Accusing China of constraining market access without that context is dishonest.
America in fact uses national security as grounds for blocking CNOOC and Huawei and other Chinese companies from acquiring assets.
Compared to the unprecedented market share of American companies in China versus the other way around, it is clear which country is ahead.
If American corporations all of a sudden relocate factories outside of China, the resulting environment would be a big list of American corporations in China profiting while only a handful of Chinese companies in the U.S..
This true economic imbalance is only allowed by the Chinese government because the factories employ Chinese workers. This is also an imbalance American corporations are happy to have since China is suffering the environmental costs.
|Recent developments have increased suspicions among relevant American agencies. The U.S. military sees the PLA apparently prioritizing development of weapons systems particularly targeted at American platforms, and it worries about lack of transparency in China’s military plans and doctrines. The scope and persistence of China-based cyber attacks against U.S. government, military, and private sector targets
has alarmed American officials in charge of cyber efforts and raised very serious concerns about Chinese norms and intentions. And U.S. intelligence officials see increased evidence of zero-sum thinking in Beijing regarding the U.S. and also increased Chinese espionage efforts in the United States.
|In order for China to protect her sovereignty, it is the duty of the PLA to deny access to the Chinese mainland by the overwhelming American military might.
America harassing the Chinese military on a daily basis by buzzing up and down China’s coast with surveillance planes, aircraft carrier, and nuclear submarines is guaranteed to cause such reaction.
America should see this belligerence in the context of China doing the same along American coastal waters. Imagine the Chinese sending warships within striking distance to Washington D.C.?
Is it surprising the “PLA apparently prioritizing” against American platforms?

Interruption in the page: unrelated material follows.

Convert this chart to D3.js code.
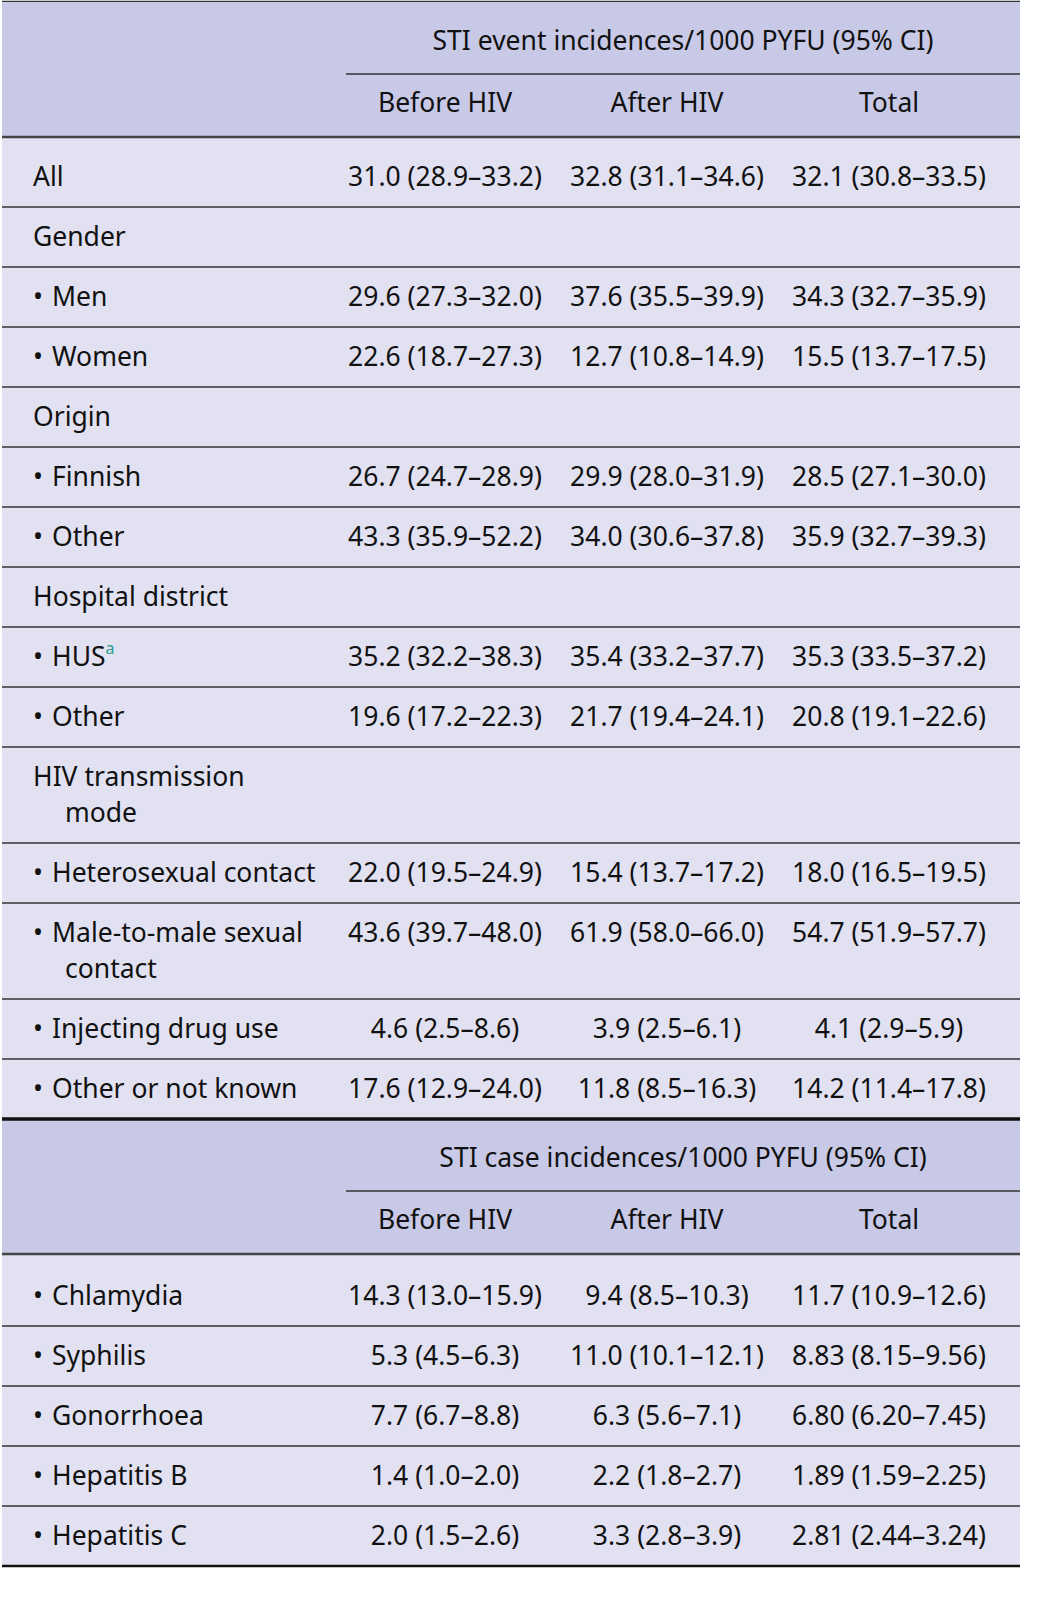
<!DOCTYPE html>
<html><head><meta charset="utf-8">
<script src="https://cdn.jsdelivr.net/npm/d3@7"></script>
<style>body{margin:0;background:#fff}svg{display:block}text{font-family:"Noto Sans",sans-serif;font-size:26.5px;fill:#111}</style>
</head><body><svg id="c" width="1042" height="1601"></svg>
<script>
const columns = ["Before HIV", "After HIV", "Total"];
const title1 = "STI event incidences/1000 PYFU (95% CI)";
const title2 = "STI case incidences/1000 PYFU (95% CI)";
// [label lines, isBullet, values]
const eventRows = [
  [["All"], false, ["31.0 (28.9–33.2)","32.8 (31.1–34.6)","32.1 (30.8–33.5)"]],
  [["Gender"], false, null],
  [["Men"], true, ["29.6 (27.3–32.0)","37.6 (35.5–39.9)","34.3 (32.7–35.9)"]],
  [["Women"], true, ["22.6 (18.7–27.3)","12.7 (10.8–14.9)","15.5 (13.7–17.5)"]],
  [["Origin"], false, null],
  [["Finnish"], true, ["26.7 (24.7–28.9)","29.9 (28.0–31.9)","28.5 (27.1–30.0)"]],
  [["Other"], true, ["43.3 (35.9–52.2)","34.0 (30.6–37.8)","35.9 (32.7–39.3)"]],
  [["Hospital district"], false, null],
  [["HUS"], true, ["35.2 (32.2–38.3)","35.4 (33.2–37.7)","35.3 (33.5–37.2)"], "a"],
  [["Other"], true, ["19.6 (17.2–22.3)","21.7 (19.4–24.1)","20.8 (19.1–22.6)"]],
  [["HIV transmission","mode"], false, null],
  [["Heterosexual contact"], true, ["22.0 (19.5–24.9)","15.4 (13.7–17.2)","18.0 (16.5–19.5)"]],
  [["Male-to-male sexual","contact"], true, ["43.6 (39.7–48.0)","61.9 (58.0–66.0)","54.7 (51.9–57.7)"]],
  [["Injecting drug use"], true, ["4.6 (2.5–8.6)","3.9 (2.5–6.1)","4.1 (2.9–5.9)"]],
  [["Other or not known"], true, ["17.6 (12.9–24.0)","11.8 (8.5–16.3)","14.2 (11.4–17.8)"]]
];
const caseRows = [
  [["Chlamydia"], true, ["14.3 (13.0–15.9)","9.4 (8.5–10.3)","11.7 (10.9–12.6)"]],
  [["Syphilis"], true, ["5.3 (4.5–6.3)","11.0 (10.1–12.1)","8.83 (8.15–9.56)"]],
  [["Gonorrhoea"], true, ["7.7 (6.7–8.8)","6.3 (5.6–7.1)","6.80 (6.20–7.45)"]],
  [["Hepatitis B"], true, ["1.4 (1.0–2.0)","2.2 (1.8–2.7)","1.89 (1.59–2.25)"]],
  [["Hepatitis C"], true, ["2.0 (1.5–2.6)","3.3 (2.8–3.9)","2.81 (2.44–3.24)"]]
];
const svg = d3.select("#c");
const L = 2, R = 1020;
const x = d3.scaleBand().domain(columns).range([334, 1000]);
const g = svg.append("g");
function header(y0, title){
  g.append("rect").attr("x",L).attr("y",y0).attr("width",R-L).attr("height",135).attr("fill","#c8c9e6");
  g.append("text").attr("x",(346+R)/2).attr("y",y0+39).attr("text-anchor","middle").attr("dy","0.35em").text(title);
  g.append("line").attr("x1",346).attr("x2",R).attr("y1",y0+72).attr("y2",y0+72).attr("stroke","#333").attr("stroke-width",1.3);
  columns.forEach(c=>g.append("text").attr("x",x(c)+x.bandwidth()/2).attr("y",y0+101).attr("dy","0.35em").attr("text-anchor","middle").text(c));
  g.append("line").attr("x1",L).attr("x2",R).attr("y1",y0+135).attr("y2",y0+135).attr("stroke","#444").attr("stroke-width",2.5);
}
function body(rows, yStart){
  let y = yStart;
  const out = [];
  rows.forEach(r=>{ const h = r[0].length>1 ? 96 : 60; out.push({r, y, h}); y += h; });
  g.append("rect").attr("x",L).attr("y",yStart-11).attr("width",R-L).attr("height",y-yStart+11).attr("fill","#e1e1f1").lower();
  out.forEach(({r,y,h})=>{
    const [lines, bullet, vals, sup] = r;
    const cy = y + (lines.length>1 ? 30 : h/2);
    lines.forEach((ln,i)=>{
      const t = g.append("text").attr("y",cy+i*36).attr("dy","0.35em");
      if(i===0){
        t.attr("x",33);
        if(bullet){ t.append("tspan").text("•"); t.append("tspan").attr("x",52).text(ln); }
        else t.text(ln);
        if(sup) t.append("tspan").attr("dy","-0.75em").attr("font-size","16px").style("fill","#2a9d8f").text(sup);
      } else t.attr("x",65).text(ln);
    });
    if(vals) vals.forEach((v,i)=>g.append("text").attr("x",x(columns[i])+x.bandwidth()/2).attr("y",cy).attr("dy","0.35em").attr("text-anchor","middle").text(v));
    g.append("line").attr("x1",L).attr("x2",R).attr("y1",y+h).attr("y2",y+h).attr("stroke","#333").attr("stroke-width",1.3);
  });
  return y;
}
g.append("line").attr("x1",L).attr("x2",R).attr("y1",2).attr("y2",2).attr("stroke","#333").attr("stroke-width",2.5);
header(2,title1);
let yEnd = body(eventRows, 147);
const h2 = yEnd;
header(h2, title2);
let yEnd2 = body(caseRows, h2+147);
g.append("line").attr("x1",L).attr("x2",R).attr("y1",h2).attr("y2",h2).attr("stroke","#111").attr("stroke-width",3.5);
g.append("line").attr("x1",L).attr("x2",R).attr("y1",yEnd2).attr("y2",yEnd2).attr("stroke","#111").attr("stroke-width",2.5);
g.selectAll("text").raise();
</script></body></html>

Cyber attack or espionage are accusations we frequently hear in the American media, but rarely do we see any facts presented. In fact, what is much more frequent are instances of American or Western hackers obtaining credit card or account information from financial institutions.
Undoubtedly, the two countries must be engaging in such activities against one another. Friendly countries spy on each other too. I often wonder how this situation can be improved.
Regarding transparency, the American view is very hypocritical. After all, the U.S. State Department has been fighting tooth and nail to suppress Wikileaks from publishing their diplomatic cables.
Perhaps America can afford to be slightly more transparent in her intentions, because she is so much stronger than any other country. But, declaring “full spectrum domination” is hardly being transparent.
Within Asia, is America planning to occupy Japan forever? What is the end game for America in the region? Where is the transparency?
At the end, if America can be a great example of transparency, however defined, perhaps other countries can follow suit. For now, this concept has largely been bandied about to defame.
Actually, in my view, I think Lieberthal’s arguments are much more in alignment with American media narrative. They are ideological and propagandistic. If we observe the American geopolitical elites, their views are much more realist, and they rely on rationality rooted in might.
If America truly honors ‘transparency,’ perhaps we will get to see meeting minutes in their negotiations with the Chinese leaders. Neither side are willing to share such minutes, and we must ask why?
That all aside, I applaud Lieberthal and Wang for joining hands in this exercise. I truly wish between the two countries there will be more exchange in views in such a frank and unadulterated format. The gap that exists between the two sides is indeed wide. May the more reasonable arguments help narrow that gap!